Information provided start
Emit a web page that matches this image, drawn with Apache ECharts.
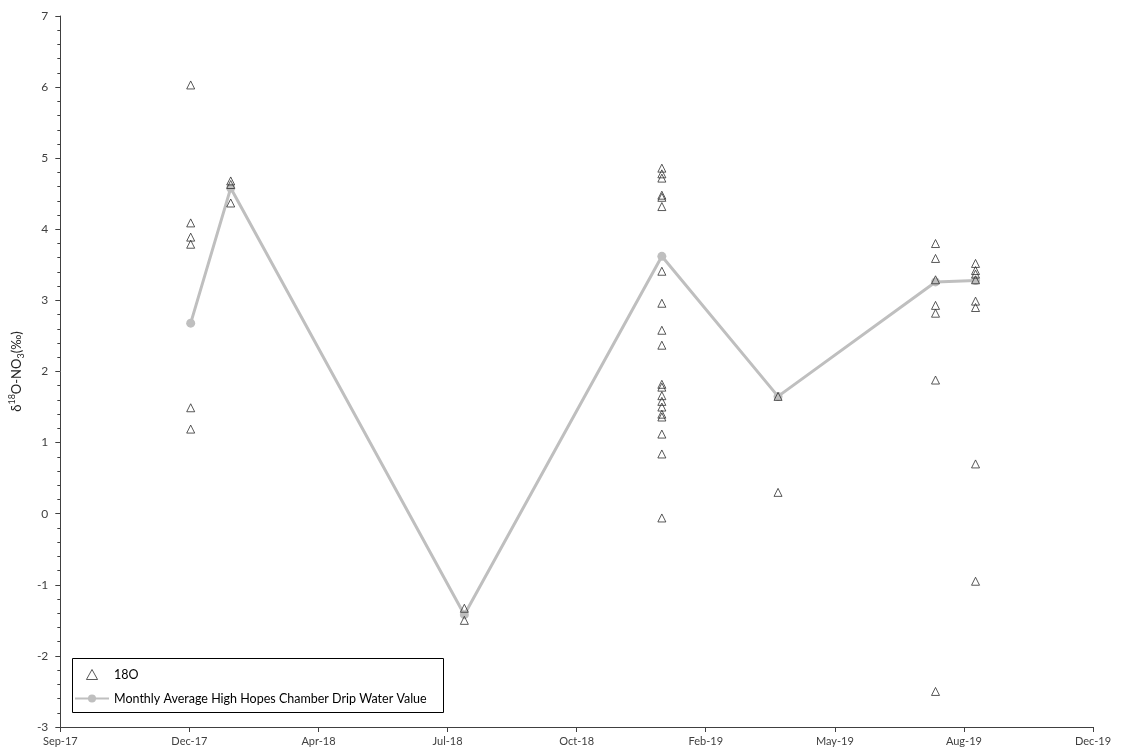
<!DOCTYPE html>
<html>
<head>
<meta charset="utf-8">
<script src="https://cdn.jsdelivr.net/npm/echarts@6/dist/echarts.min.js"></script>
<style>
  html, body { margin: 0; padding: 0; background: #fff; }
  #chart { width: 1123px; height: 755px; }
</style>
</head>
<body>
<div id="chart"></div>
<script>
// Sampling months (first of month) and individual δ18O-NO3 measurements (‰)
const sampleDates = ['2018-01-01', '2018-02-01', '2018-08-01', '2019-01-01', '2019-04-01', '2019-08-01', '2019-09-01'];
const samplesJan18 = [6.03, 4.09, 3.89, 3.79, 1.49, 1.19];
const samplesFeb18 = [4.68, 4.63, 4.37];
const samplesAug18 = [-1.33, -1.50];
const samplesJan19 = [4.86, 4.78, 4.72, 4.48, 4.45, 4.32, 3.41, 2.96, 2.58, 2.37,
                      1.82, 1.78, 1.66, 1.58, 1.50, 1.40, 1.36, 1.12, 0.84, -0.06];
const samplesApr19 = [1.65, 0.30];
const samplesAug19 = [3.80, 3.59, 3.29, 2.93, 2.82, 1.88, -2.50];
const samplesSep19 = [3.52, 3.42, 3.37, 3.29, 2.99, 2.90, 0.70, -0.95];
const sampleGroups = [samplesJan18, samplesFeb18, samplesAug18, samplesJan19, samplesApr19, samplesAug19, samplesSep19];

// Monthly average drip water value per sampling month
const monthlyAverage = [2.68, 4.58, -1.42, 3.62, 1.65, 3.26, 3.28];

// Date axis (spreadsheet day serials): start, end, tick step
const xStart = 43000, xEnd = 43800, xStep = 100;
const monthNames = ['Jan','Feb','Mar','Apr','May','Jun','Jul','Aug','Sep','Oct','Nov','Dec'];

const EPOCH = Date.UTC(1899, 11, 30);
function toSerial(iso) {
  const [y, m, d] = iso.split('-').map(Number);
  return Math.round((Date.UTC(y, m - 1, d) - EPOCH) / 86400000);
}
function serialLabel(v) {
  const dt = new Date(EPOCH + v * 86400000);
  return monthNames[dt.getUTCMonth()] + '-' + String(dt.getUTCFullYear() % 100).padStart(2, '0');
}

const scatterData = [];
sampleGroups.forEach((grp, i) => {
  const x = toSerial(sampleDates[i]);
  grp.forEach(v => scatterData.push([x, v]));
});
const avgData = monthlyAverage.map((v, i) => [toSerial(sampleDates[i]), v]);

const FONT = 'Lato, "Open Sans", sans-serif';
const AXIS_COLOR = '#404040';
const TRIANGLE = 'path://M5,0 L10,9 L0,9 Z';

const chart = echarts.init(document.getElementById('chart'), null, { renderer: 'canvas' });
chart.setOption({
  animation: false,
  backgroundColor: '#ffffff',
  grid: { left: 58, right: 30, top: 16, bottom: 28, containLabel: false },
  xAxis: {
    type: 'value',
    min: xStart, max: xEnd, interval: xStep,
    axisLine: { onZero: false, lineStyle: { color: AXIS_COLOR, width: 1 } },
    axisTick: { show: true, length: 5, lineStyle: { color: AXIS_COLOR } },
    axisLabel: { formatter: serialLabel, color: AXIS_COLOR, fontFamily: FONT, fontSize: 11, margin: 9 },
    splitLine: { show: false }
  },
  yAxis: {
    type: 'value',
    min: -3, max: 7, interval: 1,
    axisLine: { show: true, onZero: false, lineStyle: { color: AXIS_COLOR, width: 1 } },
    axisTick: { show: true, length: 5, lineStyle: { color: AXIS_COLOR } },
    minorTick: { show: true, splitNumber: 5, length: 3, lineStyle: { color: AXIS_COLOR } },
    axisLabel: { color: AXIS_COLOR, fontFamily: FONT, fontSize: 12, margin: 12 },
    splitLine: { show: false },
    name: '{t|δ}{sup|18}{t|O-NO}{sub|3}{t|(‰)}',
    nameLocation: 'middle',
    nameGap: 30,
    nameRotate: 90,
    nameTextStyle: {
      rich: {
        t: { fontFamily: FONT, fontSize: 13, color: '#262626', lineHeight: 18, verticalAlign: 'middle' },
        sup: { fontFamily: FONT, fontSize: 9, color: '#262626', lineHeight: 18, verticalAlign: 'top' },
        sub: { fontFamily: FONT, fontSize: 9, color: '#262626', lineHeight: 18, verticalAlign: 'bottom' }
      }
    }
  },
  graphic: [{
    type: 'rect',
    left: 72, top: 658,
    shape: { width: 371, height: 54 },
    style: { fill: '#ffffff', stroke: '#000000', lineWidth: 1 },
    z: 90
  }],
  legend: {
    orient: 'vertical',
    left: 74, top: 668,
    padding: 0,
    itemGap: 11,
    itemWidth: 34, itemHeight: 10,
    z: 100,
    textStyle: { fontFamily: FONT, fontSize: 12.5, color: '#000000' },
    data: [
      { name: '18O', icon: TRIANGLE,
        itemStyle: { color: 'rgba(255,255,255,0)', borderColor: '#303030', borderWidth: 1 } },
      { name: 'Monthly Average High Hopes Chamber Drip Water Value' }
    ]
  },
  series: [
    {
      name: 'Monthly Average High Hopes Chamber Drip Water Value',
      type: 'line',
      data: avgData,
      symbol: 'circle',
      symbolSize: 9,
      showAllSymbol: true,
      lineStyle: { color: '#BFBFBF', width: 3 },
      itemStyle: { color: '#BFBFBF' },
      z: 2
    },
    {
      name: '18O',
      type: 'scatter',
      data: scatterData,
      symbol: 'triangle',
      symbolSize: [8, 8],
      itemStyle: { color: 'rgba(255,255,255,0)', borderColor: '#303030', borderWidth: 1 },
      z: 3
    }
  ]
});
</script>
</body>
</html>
Information provided end
Directions. Repeat the material above in full and exactly, omitting the pictures.

Finished exercise.
Emit a web page that matches this image, drawn with Apache ECharts.
<!DOCTYPE html>
<html>
<head>
<meta charset="utf-8">
<script src="https://cdn.jsdelivr.net/npm/echarts@6/dist/echarts.min.js"></script>
<style>
  html, body { margin: 0; padding: 0; background: #fff; }
  #chart { width: 1123px; height: 755px; }
</style>
</head>
<body>
<div id="chart"></div>
<script>
// Sampling months (first of month) and individual δ18O-NO3 measurements (‰)
const sampleDates = ['2018-01-01', '2018-02-01', '2018-08-01', '2019-01-01', '2019-04-01', '2019-08-01', '2019-09-01'];
const samplesJan18 = [6.03, 4.09, 3.89, 3.79, 1.49, 1.19];
const samplesFeb18 = [4.68, 4.63, 4.37];
const samplesAug18 = [-1.33, -1.50];
const samplesJan19 = [4.86, 4.78, 4.72, 4.48, 4.45, 4.32, 3.41, 2.96, 2.58, 2.37,
                      1.82, 1.78, 1.66, 1.58, 1.50, 1.40, 1.36, 1.12, 0.84, -0.06];
const samplesApr19 = [1.65, 0.30];
const samplesAug19 = [3.80, 3.59, 3.29, 2.93, 2.82, 1.88, -2.50];
const samplesSep19 = [3.52, 3.42, 3.37, 3.29, 2.99, 2.90, 0.70, -0.95];
const sampleGroups = [samplesJan18, samplesFeb18, samplesAug18, samplesJan19, samplesApr19, samplesAug19, samplesSep19];

// Monthly average drip water value per sampling month
const monthlyAverage = [2.68, 4.58, -1.42, 3.62, 1.65, 3.26, 3.28];

// Date axis (spreadsheet day serials): start, end, tick step
const xStart = 43000, xEnd = 43800, xStep = 100;
const monthNames = ['Jan','Feb','Mar','Apr','May','Jun','Jul','Aug','Sep','Oct','Nov','Dec'];

const EPOCH = Date.UTC(1899, 11, 30);
function toSerial(iso) {
  const [y, m, d] = iso.split('-').map(Number);
  return Math.round((Date.UTC(y, m - 1, d) - EPOCH) / 86400000);
}
function serialLabel(v) {
  const dt = new Date(EPOCH + v * 86400000);
  return monthNames[dt.getUTCMonth()] + '-' + String(dt.getUTCFullYear() % 100).padStart(2, '0');
}

const scatterData = [];
sampleGroups.forEach((grp, i) => {
  const x = toSerial(sampleDates[i]);
  grp.forEach(v => scatterData.push([x, v]));
});
const avgData = monthlyAverage.map((v, i) => [toSerial(sampleDates[i]), v]);

const FONT = 'Lato, "Open Sans", sans-serif';
const AXIS_COLOR = '#404040';
const TRIANGLE = 'path://M5,0 L10,9 L0,9 Z';

const chart = echarts.init(document.getElementById('chart'), null, { renderer: 'canvas' });
chart.setOption({
  animation: false,
  backgroundColor: '#ffffff',
  grid: { left: 58, right: 30, top: 16, bottom: 28, containLabel: false },
  xAxis: {
    type: 'value',
    min: xStart, max: xEnd, interval: xStep,
    axisLine: { onZero: false, lineStyle: { color: AXIS_COLOR, width: 1 } },
    axisTick: { show: true, length: 5, lineStyle: { color: AXIS_COLOR } },
    axisLabel: { formatter: serialLabel, color: AXIS_COLOR, fontFamily: FONT, fontSize: 11, margin: 9 },
    splitLine: { show: false }
  },
  yAxis: {
    type: 'value',
    min: -3, max: 7, interval: 1,
    axisLine: { show: true, onZero: false, lineStyle: { color: AXIS_COLOR, width: 1 } },
    axisTick: { show: true, length: 5, lineStyle: { color: AXIS_COLOR } },
    minorTick: { show: true, splitNumber: 5, length: 3, lineStyle: { color: AXIS_COLOR } },
    axisLabel: { color: AXIS_COLOR, fontFamily: FONT, fontSize: 12, margin: 12 },
    splitLine: { show: false },
    name: '{t|δ}{sup|18}{t|O-NO}{sub|3}{t|(‰)}',
    nameLocation: 'middle',
    nameGap: 30,
    nameRotate: 90,
    nameTextStyle: {
      rich: {
        t: { fontFamily: FONT, fontSize: 13, color: '#262626', lineHeight: 18, verticalAlign: 'middle' },
        sup: { fontFamily: FONT, fontSize: 9, color: '#262626', lineHeight: 18, verticalAlign: 'top' },
        sub: { fontFamily: FONT, fontSize: 9, color: '#262626', lineHeight: 18, verticalAlign: 'bottom' }
      }
    }
  },
  graphic: [{
    type: 'rect',
    left: 72, top: 658,
    shape: { width: 371, height: 54 },
    style: { fill: '#ffffff', stroke: '#000000', lineWidth: 1 },
    z: 90
  }],
  legend: {
    orient: 'vertical',
    left: 74, top: 668,
    padding: 0,
    itemGap: 11,
    itemWidth: 34, itemHeight: 10,
    z: 100,
    textStyle: { fontFamily: FONT, fontSize: 12.5, color: '#000000' },
    data: [
      { name: '18O', icon: TRIANGLE,
        itemStyle: { color: 'rgba(255,255,255,0)', borderColor: '#303030', borderWidth: 1 } },
      { name: 'Monthly Average High Hopes Chamber Drip Water Value' }
    ]
  },
  series: [
    {
      name: 'Monthly Average High Hopes Chamber Drip Water Value',
      type: 'line',
      data: avgData,
      symbol: 'circle',
      symbolSize: 9,
      showAllSymbol: true,
      lineStyle: { color: '#BFBFBF', width: 3 },
      itemStyle: { color: '#BFBFBF' },
      z: 2
    },
    {
      name: '18O',
      type: 'scatter',
      data: scatterData,
      symbol: 'triangle',
      symbolSize: [8, 8],
      itemStyle: { color: 'rgba(255,255,255,0)', borderColor: '#303030', borderWidth: 1 },
      z: 3
    }
  ]
});
</script>
</body>
</html>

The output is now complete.